Van den Brink Staalconstructie uit Barneveld behoort tot de grotere staalbouwers van Nederland. Vorig jaar zomer verhuisde het bedrijf naar een moderne productielocatie aan De Landweer 1 op Harselaar West-West. Hier verdubbelde het aantal vierkante meters productiehal. Behalve in het pand, is directeur Henk van den Brink minstens zo vaak op ‘s Neerlands snelwegen te vinden. ,,En dat wil je dan wel in alle comfort doen.”

Dus rijdt u een Mercedes S350 blue-tec?
,,Inderdaad. Comfortabeler gaan ze niet worden. Als je eenmaal Mercedes rijdt, dan wil je niet anders meer. Ik heb wel eens een BMW 7-serie gereden, die redelijk vergelijkbaar is met deze auto, maar toch haalde die het niet bij deze.”

Wat is er zo bijzonder aan juist deze Mercedes?
,,Het is een AMG-uitvoering, dus overal is extra aandacht aan besteed. Lederen bekleding, mooi afgewerkt, gewoon een mooie auto. Maar dat gaf niet per se de doorslag. Een auto moet fijn zitten en lekker rijden. Zeker als je er 60 tot 70.000 kilometer op jaarbasis mee rijdt.’’

Hoe ligt dat in de staalbouw? Kijken klanten gek op als er een ‘limousine’ voorrijdt?
,,Klanten kijken er wel naar. Dan hoor je wel eens: ‘Zo, jij rijdt er ook een goede auto van! Er kan vast wel wat van de prijs’.” Hij lacht. ,,Dat hoort erbij. Ik trek me daar niet zo veel van aan, nooit gedaan ook. Zal ook niet iets kleiners gaan rijden vanwege zulke reacties. Want dit is dan wel een S-klasse, maar neem bijvoorbeeld de G-klasse: dat is een stoere terreinwagen waar niemand wat van zal zeggen als je die rijdt, maar hij is wel duurder dan de wagen die ik nu rijd. Eigenlijk rijd ik dus in een mooie limousine voor minder geld. Schijn bedriegt.”

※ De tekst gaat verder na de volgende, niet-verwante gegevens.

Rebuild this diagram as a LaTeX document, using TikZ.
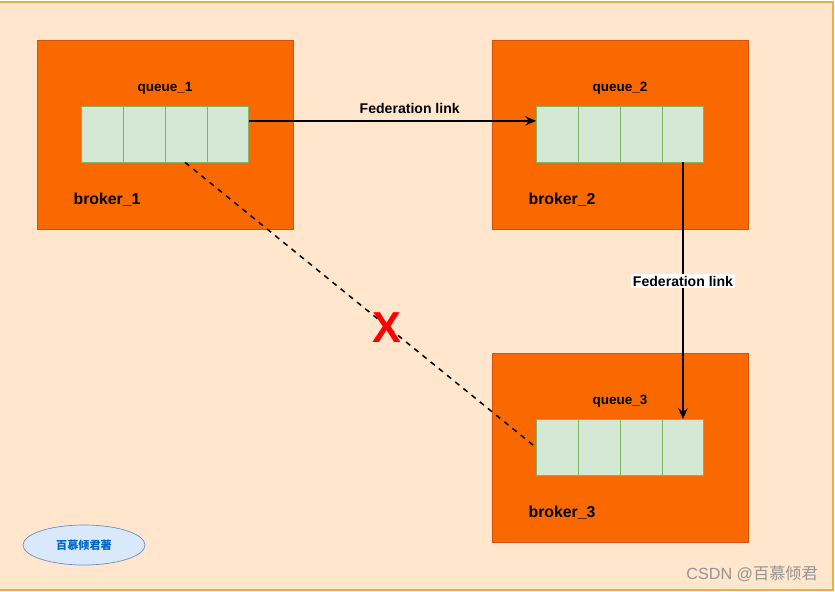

Deze auto haalt 0-100 km/h in 7 seconden. Nodigt hij uit tot hard rijden?
,,Nee, het is zeker geen racewagen. Daar houd ik ook niet van. Ik zal nooit extreem hard rijden op de snelweg, maar rustig zal ik mijn rijstijl ook niet noemen. Gewoon netjes met het verkeer mee.”

De volgende zakelijke auto laat zich raden. Wat was je allereerste auto ooit?
,,Een blauwe Volkswagen Kever. Geweldig. In die tijd reden alle jongeren erin. Niet dat ik me daardoor liet leiden, want qua auto’s heb ik altijd mijn eigen plan getrokken. Maar kevers waren niet gek duur en reden goed voor die tijd. Ik had er flink voor gespaard, toch duurde het maar een jaartje of drie voor ik weer een ander kocht. En dat ritme heb ik de rest van mijn leven volgehouden. Of ik ooit een elektrische auto zal rijden? Eerlijk gezegd heb ik het nog nooit geprobeerd, dus ik weet niet hoe het rijdt. Maar ik vraag het me af. Ik hoor graag een motor pruttelen.”